An analytic solution is also possible, from standard facts about Poisson processes – the minimum of a density-λ Poisson process on [0, &infty;) is exponentially distributed with rate λ. Suitably modifying this for the fact that we’re dealing with [0,1] and sometimes with maxima, and doing some double integrals, it turns out that $f(\lambda) = 1-e^{-\lambda}(\lambda+1)$, the red line in the plot above.

Finally, why would anyone care about this question? Imagine you run a web site, and on each comment you put a time stamp, and that time stamp is the time that it was at your server at the time the comment was made. Then say someone comes by at 1:45 AM Pacific Daylight Time this morning and leaves a comment, and someone else comes along at 1:15 AM Pacific Standard Time — which is actually a half-hour later — and leaves a comment. The comments will appear to be in the wrong order, like they do here. Then f(λ) is the probability of this occuring where λ is the number of comments per hour. Alternatively, it’s the probability that given just the sequence of timestamps in local time you can work out which are the last daylight-savings-time comment and the first standard-time comment. As I said here, this is an increasing function of λ, although I am not too lazy to work it out.

7 thoughts on “Poisson processes appropriate for today”

1. steven says:

Small typo: you use the LaTeX-style “infty” where you need HTML-style “infin”.

2. steven says:

Oh, and has anybody tried to check whether Metafilter comments are actually Poisson? Comments replying to one another could ruin the Poissonness, right?

3. Nice post.
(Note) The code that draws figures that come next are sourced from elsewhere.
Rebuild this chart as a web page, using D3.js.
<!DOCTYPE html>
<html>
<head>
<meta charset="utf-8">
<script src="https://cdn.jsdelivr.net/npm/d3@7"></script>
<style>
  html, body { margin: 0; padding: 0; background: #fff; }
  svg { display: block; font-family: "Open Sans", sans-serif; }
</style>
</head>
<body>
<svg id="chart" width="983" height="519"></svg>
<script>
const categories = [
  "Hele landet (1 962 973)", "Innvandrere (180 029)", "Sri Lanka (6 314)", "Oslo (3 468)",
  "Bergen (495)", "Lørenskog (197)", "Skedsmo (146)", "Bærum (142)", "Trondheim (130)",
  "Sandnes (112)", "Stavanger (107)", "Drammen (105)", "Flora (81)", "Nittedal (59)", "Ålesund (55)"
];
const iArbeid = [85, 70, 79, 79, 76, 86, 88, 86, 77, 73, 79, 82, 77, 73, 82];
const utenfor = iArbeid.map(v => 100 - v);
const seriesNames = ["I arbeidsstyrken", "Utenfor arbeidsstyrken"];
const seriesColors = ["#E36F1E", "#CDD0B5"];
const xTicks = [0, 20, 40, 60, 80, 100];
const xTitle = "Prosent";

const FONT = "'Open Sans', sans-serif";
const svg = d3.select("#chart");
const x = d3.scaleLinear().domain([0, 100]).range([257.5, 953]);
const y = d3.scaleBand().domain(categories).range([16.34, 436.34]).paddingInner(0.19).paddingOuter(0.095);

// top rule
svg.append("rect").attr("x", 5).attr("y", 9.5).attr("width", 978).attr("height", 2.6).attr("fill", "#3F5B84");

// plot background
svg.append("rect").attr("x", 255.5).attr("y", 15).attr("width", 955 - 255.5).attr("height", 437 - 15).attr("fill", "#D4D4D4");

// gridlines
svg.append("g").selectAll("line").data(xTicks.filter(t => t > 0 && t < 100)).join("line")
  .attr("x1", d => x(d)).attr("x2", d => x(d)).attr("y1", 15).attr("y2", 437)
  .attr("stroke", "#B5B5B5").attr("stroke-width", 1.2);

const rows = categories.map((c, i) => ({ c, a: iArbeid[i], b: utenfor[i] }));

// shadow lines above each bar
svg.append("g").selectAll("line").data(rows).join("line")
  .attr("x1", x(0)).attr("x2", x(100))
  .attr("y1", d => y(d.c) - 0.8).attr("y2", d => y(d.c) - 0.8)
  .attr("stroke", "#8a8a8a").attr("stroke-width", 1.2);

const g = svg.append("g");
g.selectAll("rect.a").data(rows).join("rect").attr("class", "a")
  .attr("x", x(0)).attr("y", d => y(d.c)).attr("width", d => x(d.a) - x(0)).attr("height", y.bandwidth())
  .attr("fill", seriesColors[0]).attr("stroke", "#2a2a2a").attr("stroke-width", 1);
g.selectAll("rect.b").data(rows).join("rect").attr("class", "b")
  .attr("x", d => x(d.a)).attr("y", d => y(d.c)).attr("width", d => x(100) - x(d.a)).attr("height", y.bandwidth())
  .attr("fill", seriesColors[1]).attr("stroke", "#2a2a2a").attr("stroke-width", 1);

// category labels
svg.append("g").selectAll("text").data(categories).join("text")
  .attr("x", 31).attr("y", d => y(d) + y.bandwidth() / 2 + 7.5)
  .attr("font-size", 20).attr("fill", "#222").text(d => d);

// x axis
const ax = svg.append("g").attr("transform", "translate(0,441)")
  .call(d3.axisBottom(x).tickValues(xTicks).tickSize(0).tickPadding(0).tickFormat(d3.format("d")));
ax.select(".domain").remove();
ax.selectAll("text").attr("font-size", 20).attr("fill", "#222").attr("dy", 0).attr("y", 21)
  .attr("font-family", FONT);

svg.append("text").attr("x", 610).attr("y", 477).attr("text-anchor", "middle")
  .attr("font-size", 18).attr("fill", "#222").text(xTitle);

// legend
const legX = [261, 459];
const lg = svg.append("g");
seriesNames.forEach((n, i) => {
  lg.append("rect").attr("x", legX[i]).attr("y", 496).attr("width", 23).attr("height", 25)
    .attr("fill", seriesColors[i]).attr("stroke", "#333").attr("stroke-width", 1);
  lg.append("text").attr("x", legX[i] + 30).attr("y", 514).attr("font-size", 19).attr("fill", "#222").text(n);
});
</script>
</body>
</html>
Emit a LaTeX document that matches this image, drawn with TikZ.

Technically, I believe it is easier to store dates in UTC and at presentation time render them in the server’s timezone (which may or not follow the DST convention), rather than continuously tracking, and updating $\lambda$ (as far as I know comment volume follows a circadian pattern, with irregular peaks due to the occasional very popular article).
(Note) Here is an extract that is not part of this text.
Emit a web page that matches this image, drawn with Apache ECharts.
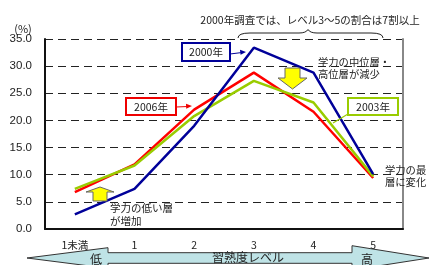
<!DOCTYPE html>
<html>
<head>
<meta charset="utf-8">
<script src="https://cdn.jsdelivr.net/npm/echarts@6/dist/echarts.min.js"></script>
<style>
  html, body { margin: 0; padding: 0; background: #fff; }
  #chart { width: 429px; height: 265px; }
</style>
</head>
<body>
<div id="chart"></div>
<script>
const levels = ["1未満", "1", "2", "3", "4", "5"];
const y2006 = [6.8, 11.9, 22.0, 28.8, 21.6, 9.4];
const y2003 = [7.4, 11.7, 20.8, 27.3, 23.3, 9.7];
const y2000 = [2.7, 7.4, 19.0, 33.4, 28.8, 10.1];

const FONT = "'Liberation Sans', 'Noto Sans CJK JP', sans-serif";
const JP = "'Noto Sans CJK JP', 'Liberation Sans', sans-serif";

const chart = echarts.init(document.getElementById("chart"), null, { renderer: "canvas" });

function label(text, x, y, size, align) {
  return {
    type: "text", z: 20, x: x, y: y,
    style: { text: text, fill: "#222", font: size + "px " + JP, align: align || "left", verticalAlign: "middle", lineHeight: 12 }
  };
}

function box(text, x, y, w, h, color) {
  return {
    type: "group", z: 20, children: [
      { type: "rect", shape: { x: x, y: y, width: w, height: h }, style: { fill: "#fff", stroke: color, lineWidth: 2 } },
      { type: "text", x: x + w / 2, y: y + h / 2 + 0.5, style: { text: text, fill: "#222", font: "10.5px " + JP, align: "center", verticalAlign: "middle" } }
    ]
  };
}

function curve(x1, y1, cx, cy, x2, y2) {
  return { type: "bezierCurve", z: 20, shape: { x1: x1, y1: y1, cpx1: cx, cpy1: cy, x2: x2, y2: y2 }, style: { fill: null, stroke: "#222", lineWidth: 1 } };
}

const option = {
  animation: false,
  backgroundColor: "#fff",
  textStyle: { fontFamily: FONT },
  grid: { left: 45, right: 26, top: 39, bottom: 36 },
  xAxis: {
    type: "category",
    data: levels,
    boundaryGap: true,
    axisLine: { lineStyle: { color: "#111", width: 2 } },
    axisTick: { inside: true, length: 4, lineStyle: { color: "#111" } },
    axisLabel: { color: "#222", fontSize: 10.5, margin: 11, fontFamily: JP }
  },
  yAxis: [
    {
      type: "value",
      min: 0, max: 35, interval: 5,
      axisLine: { show: true, lineStyle: { color: "#111", width: 2 } },
      axisTick: { show: false },
      axisLabel: { color: "#222", fontSize: 11.5, margin: 13, formatter: v => v.toFixed(1) },
      splitLine: { lineStyle: { color: "#222", width: 1, type: [8, 5] } }
    },
    {
      type: "value", position: "right",
      min: 0, max: 35, interval: 5,
      axisLine: { show: true, lineStyle: { color: "#888", width: 2 } },
      axisTick: { show: false }, axisLabel: { show: false }, splitLine: { show: false }
    }
  ],
  series: [
    { name: "2006年", type: "line", data: y2006, symbol: "none", lineStyle: { color: "#ff0000", width: 2.5 } },
    { name: "2003年", type: "line", data: y2003, symbol: "none", lineStyle: { color: "#99cc00", width: 2.5 } },
    { name: "2000年", type: "line", data: y2000, symbol: "none", lineStyle: { color: "#000099", width: 2.5 } }
  ],
  graphic: [
    label("(%)", 23, 29, 11, "center"),
    label("2000年調査では、レベル3～5の割合は7割以上", 310, 20, 10.5, "center"),
    curve(238, 38, 238, 33, 250, 33),
    { type: "line", z: 20, shape: { x1: 250, y1: 33, x2: 299, y2: 33 }, style: { stroke: "#222", lineWidth: 1 } },
    curve(299, 33, 306, 33, 308, 29.5),
    curve(308, 29.5, 310, 33, 317, 33),
    { type: "line", z: 20, shape: { x1: 317, y1: 33, x2: 371, y2: 33 }, style: { stroke: "#222", lineWidth: 1 } },
    curve(371, 33, 383, 33, 383, 38),
    box("2000年", 182, 43, 48, 18, "#000099"),
    { type: "line", z: 20, shape: { x1: 230, y1: 54, x2: 242, y2: 52.5 }, style: { stroke: "#000099", lineWidth: 1 } },
    { type: "polygon", z: 20, shape: { points: [[246, 52], [240, 49.8], [240.6, 54.8]] }, style: { fill: "#000099" } },
    box("2006年", 126, 98, 50, 17, "#ee0000"),
    { type: "line", z: 20, shape: { x1: 176, y1: 107, x2: 188, y2: 106.5 }, style: { stroke: "#ee0000", lineWidth: 1 } },
    { type: "polygon", z: 20, shape: { points: [[192, 106], [186, 103.8], [186.2, 108.8]] }, style: { fill: "#ee0000" } },
    box("2003年", 348, 98, 50, 17, "#99cc00"),
    { type: "line", z: 20, shape: { x1: 348, y1: 114, x2: 333, y2: 123 }, style: { stroke: "#99cc00", lineWidth: 1.2 } },
    { type: "polygon", z: 20, shape: { points: [[285, 68], [300, 68], [300, 78], [307, 78], [292.5, 89], [278, 78], [285, 78]] },
      style: { fill: "#ffff00", stroke: "#666", lineWidth: 1 } },
    label("学力の中位層・\n高位層が減少", 318, 68.5, 10.3),
    { type: "polygon", z: 20, shape: { points: [[100, 187], [114, 192], [107, 192], [107, 201], [93, 201], [93, 192], [86, 192]] },
      style: { fill: "#ffff00", stroke: "#666", lineWidth: 1 } },
    {
      type: "text", z: 20, x: 110, y: 214.5,
      style: { text: "学力の低い層\nが増加", fill: "#222", font: "10.5px " + JP, verticalAlign: "middle", lineHeight: 13 }
    },
    label("学力の最\n層に変化", 385, 176, 10.3),
    { type: "polygon", z: 5, shape: { points: [[27, 258], [108, 247.7], [108, 252.7], [352, 252.7], [352, 245.7], [429, 258], [352, 270], [352, 263.3], [108, 263.3], [108, 268.3]] },
      style: { fill: "#bfe3e6", stroke: "#333", lineWidth: 1 } },
    label("低", 96, 259, 12, "center"),
    label("習熟度レベル", 248, 257, 12, "center"),
    label("高", 367, 259, 12, "center")
  ]
};

chart.setOption(option);
</script>
</body>
</html>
4. You can calculate it in your head without the double integrals. Consider two intervals, one running from 0 up to the minimum of the second process, the other running from 1 down to the maximum of the first process. These are independent and both have \exp(\lambda) distribution. The min of the second process is less than the max of the first process if the lengths of these two intervals sum to less than one. But the probability that the sum of two independent \exp(\lambda) variables is less than 1 is the probability that there are at least 2 points in a Poisson process of rate \lambda on [0,1], which is just P(X>1) where X is Poisson(\lambda), i.e. 1 – e^{-\lambda} – \lambda e^{-\lambda}.